◆ Supplied records
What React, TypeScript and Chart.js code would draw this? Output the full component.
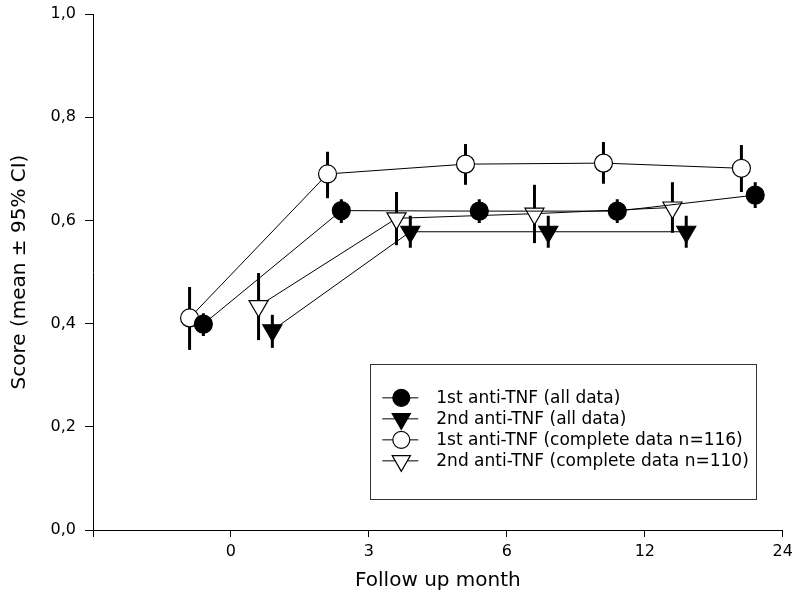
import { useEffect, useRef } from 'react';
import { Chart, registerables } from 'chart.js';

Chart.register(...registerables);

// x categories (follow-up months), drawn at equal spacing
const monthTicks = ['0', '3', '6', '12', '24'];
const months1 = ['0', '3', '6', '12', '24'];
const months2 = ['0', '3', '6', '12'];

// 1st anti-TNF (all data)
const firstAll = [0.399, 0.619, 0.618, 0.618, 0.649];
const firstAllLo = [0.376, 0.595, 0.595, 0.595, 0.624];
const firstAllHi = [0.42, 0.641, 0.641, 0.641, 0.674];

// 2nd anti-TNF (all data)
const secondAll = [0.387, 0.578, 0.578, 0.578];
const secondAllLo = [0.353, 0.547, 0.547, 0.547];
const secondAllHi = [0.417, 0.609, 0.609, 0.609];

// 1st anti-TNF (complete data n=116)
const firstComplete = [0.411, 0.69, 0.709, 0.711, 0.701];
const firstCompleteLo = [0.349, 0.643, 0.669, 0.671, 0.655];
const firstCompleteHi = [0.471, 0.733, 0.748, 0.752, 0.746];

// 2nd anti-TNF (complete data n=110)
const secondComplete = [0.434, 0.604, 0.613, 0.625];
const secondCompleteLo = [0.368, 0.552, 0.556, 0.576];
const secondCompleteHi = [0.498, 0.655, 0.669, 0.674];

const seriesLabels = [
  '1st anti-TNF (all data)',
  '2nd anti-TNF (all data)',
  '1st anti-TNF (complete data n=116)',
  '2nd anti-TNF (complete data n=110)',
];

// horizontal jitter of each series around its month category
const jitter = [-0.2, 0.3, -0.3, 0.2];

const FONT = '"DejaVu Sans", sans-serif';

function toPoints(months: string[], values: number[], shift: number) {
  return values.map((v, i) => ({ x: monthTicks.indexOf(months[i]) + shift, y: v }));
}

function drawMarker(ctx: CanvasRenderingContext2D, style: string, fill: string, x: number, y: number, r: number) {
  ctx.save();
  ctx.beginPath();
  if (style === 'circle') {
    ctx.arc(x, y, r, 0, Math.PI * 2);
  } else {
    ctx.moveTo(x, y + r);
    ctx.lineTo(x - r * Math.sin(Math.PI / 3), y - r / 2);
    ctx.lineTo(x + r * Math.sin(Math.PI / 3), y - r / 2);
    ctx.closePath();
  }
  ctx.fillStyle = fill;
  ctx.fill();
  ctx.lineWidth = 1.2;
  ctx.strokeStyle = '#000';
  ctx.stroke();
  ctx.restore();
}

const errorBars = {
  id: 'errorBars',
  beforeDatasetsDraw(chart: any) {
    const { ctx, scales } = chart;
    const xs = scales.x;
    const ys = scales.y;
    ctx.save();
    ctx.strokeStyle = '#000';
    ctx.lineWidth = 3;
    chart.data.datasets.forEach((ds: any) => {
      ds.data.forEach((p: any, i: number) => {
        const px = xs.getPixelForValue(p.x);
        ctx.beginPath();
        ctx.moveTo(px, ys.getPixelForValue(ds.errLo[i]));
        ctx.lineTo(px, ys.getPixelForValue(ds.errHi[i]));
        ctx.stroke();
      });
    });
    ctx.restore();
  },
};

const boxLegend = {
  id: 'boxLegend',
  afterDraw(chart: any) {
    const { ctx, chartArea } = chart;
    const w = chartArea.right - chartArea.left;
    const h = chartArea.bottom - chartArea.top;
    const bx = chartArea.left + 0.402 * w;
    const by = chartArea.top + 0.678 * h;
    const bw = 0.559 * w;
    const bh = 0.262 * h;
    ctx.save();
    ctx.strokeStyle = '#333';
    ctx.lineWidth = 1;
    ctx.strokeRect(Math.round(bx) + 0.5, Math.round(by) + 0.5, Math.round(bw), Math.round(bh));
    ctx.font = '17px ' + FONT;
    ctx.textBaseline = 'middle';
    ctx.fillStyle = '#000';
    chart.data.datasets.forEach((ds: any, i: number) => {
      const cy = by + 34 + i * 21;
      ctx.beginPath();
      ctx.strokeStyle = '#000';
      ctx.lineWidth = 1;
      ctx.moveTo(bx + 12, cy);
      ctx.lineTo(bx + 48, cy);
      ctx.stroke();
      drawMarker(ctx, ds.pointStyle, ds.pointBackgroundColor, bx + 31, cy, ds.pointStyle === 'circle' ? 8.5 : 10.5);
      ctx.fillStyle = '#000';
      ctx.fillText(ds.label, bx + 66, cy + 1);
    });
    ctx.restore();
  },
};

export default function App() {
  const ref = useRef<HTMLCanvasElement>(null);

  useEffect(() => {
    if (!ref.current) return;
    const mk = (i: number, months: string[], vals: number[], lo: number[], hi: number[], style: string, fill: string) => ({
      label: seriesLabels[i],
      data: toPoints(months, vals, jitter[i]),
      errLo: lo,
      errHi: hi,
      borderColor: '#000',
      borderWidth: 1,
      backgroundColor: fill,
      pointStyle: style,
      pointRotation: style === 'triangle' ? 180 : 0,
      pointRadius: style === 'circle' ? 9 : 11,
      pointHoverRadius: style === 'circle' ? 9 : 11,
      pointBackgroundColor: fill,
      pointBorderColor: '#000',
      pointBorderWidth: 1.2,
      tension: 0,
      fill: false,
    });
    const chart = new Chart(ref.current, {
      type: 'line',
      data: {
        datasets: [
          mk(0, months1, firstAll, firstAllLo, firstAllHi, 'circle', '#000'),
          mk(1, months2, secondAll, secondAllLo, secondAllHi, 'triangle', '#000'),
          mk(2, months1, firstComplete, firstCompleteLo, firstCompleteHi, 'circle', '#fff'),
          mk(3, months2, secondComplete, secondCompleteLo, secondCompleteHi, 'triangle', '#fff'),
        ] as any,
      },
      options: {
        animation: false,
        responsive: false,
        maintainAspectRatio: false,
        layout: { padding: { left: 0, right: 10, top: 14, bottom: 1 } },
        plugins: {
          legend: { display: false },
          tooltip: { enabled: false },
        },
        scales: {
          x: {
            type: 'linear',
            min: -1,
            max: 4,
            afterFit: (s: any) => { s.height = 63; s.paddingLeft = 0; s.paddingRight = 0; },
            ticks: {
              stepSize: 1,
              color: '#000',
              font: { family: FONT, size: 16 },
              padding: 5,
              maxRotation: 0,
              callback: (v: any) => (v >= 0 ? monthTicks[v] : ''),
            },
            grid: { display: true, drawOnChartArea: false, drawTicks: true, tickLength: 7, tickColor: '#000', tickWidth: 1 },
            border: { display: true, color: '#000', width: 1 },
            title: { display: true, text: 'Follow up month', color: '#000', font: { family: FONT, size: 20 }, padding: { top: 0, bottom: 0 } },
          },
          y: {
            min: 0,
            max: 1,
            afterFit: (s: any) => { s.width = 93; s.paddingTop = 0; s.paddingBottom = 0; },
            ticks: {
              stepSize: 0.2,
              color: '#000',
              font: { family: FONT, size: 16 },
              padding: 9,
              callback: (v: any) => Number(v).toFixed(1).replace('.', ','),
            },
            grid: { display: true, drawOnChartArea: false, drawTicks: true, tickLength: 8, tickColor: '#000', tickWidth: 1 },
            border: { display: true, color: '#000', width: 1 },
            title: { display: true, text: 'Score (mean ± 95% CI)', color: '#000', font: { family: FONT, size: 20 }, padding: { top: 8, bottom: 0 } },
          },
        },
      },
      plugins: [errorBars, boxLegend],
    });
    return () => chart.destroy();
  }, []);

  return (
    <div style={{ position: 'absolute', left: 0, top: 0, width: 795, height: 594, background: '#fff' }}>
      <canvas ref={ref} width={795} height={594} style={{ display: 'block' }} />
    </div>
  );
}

--

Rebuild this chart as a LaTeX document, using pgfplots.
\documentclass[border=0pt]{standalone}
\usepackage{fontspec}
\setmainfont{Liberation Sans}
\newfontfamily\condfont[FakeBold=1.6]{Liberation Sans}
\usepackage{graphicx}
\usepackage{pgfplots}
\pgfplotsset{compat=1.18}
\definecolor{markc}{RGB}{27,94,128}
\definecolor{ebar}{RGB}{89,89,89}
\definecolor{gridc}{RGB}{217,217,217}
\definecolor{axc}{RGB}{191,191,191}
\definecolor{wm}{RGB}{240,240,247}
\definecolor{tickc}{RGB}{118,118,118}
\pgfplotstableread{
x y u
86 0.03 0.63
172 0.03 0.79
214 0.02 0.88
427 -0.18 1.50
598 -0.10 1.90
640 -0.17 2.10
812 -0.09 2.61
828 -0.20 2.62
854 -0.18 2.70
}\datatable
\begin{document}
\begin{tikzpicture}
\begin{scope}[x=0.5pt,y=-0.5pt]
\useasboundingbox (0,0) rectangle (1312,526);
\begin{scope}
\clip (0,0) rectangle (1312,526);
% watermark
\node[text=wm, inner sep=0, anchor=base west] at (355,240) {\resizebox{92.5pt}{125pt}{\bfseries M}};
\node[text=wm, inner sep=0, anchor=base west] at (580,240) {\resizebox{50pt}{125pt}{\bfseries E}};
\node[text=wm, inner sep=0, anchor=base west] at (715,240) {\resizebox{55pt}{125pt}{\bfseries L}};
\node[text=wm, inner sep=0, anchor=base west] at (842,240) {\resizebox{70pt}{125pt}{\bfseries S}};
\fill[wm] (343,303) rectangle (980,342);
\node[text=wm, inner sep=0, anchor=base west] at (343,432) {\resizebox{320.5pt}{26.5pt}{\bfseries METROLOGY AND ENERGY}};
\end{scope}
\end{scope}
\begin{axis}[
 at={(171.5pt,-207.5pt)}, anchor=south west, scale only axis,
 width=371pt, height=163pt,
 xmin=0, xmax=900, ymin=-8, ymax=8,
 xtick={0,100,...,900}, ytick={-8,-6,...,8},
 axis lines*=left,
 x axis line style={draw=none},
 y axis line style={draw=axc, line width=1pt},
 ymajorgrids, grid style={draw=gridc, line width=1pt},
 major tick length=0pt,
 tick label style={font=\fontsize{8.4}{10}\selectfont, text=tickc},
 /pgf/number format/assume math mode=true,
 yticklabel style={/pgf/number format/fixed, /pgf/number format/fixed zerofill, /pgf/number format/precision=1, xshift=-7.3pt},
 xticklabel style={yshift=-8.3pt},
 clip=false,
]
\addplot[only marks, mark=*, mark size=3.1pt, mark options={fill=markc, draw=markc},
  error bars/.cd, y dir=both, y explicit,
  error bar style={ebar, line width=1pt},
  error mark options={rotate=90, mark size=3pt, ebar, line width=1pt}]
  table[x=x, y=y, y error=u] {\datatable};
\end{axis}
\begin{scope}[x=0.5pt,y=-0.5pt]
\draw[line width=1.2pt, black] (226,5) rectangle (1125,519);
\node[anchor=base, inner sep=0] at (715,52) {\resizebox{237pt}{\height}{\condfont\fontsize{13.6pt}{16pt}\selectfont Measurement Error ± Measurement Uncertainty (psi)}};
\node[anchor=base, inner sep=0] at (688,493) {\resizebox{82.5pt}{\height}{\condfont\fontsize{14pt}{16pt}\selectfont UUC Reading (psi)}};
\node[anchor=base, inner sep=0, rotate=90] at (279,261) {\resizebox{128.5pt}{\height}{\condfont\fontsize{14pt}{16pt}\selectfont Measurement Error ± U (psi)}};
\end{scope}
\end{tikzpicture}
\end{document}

---

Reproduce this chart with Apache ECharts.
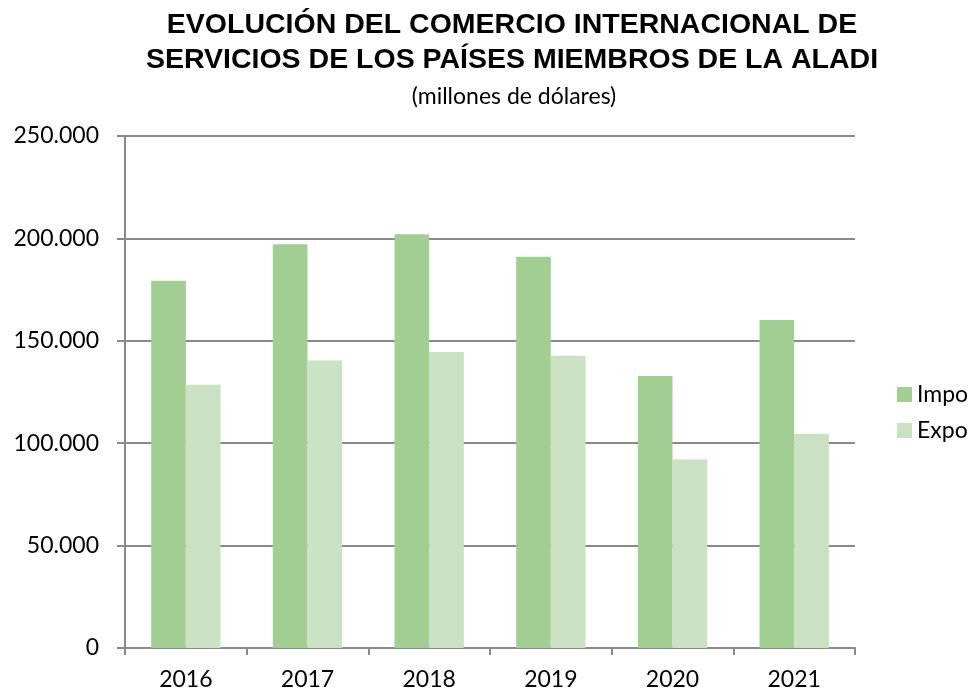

◆ Task requirements
Nothing but the lines from the one with "What React, TypeScript" down to the one with "const firstAllHi = [0.42, 0.641, 0.641, 0.641, 0.674];" should be printed, both of them included. Leave out the pictures.

◆ Solution to the problem
What React, TypeScript and Chart.js code would draw this? Output the full component.
import { useEffect, useRef } from 'react';
import { Chart, registerables } from 'chart.js';

Chart.register(...registerables);

// x categories (follow-up months), drawn at equal spacing
const monthTicks = ['0', '3', '6', '12', '24'];
const months1 = ['0', '3', '6', '12', '24'];
const months2 = ['0', '3', '6', '12'];

// 1st anti-TNF (all data)
const firstAll = [0.399, 0.619, 0.618, 0.618, 0.649];
const firstAllLo = [0.376, 0.595, 0.595, 0.595, 0.624];
const firstAllHi = [0.42, 0.641, 0.641, 0.641, 0.674];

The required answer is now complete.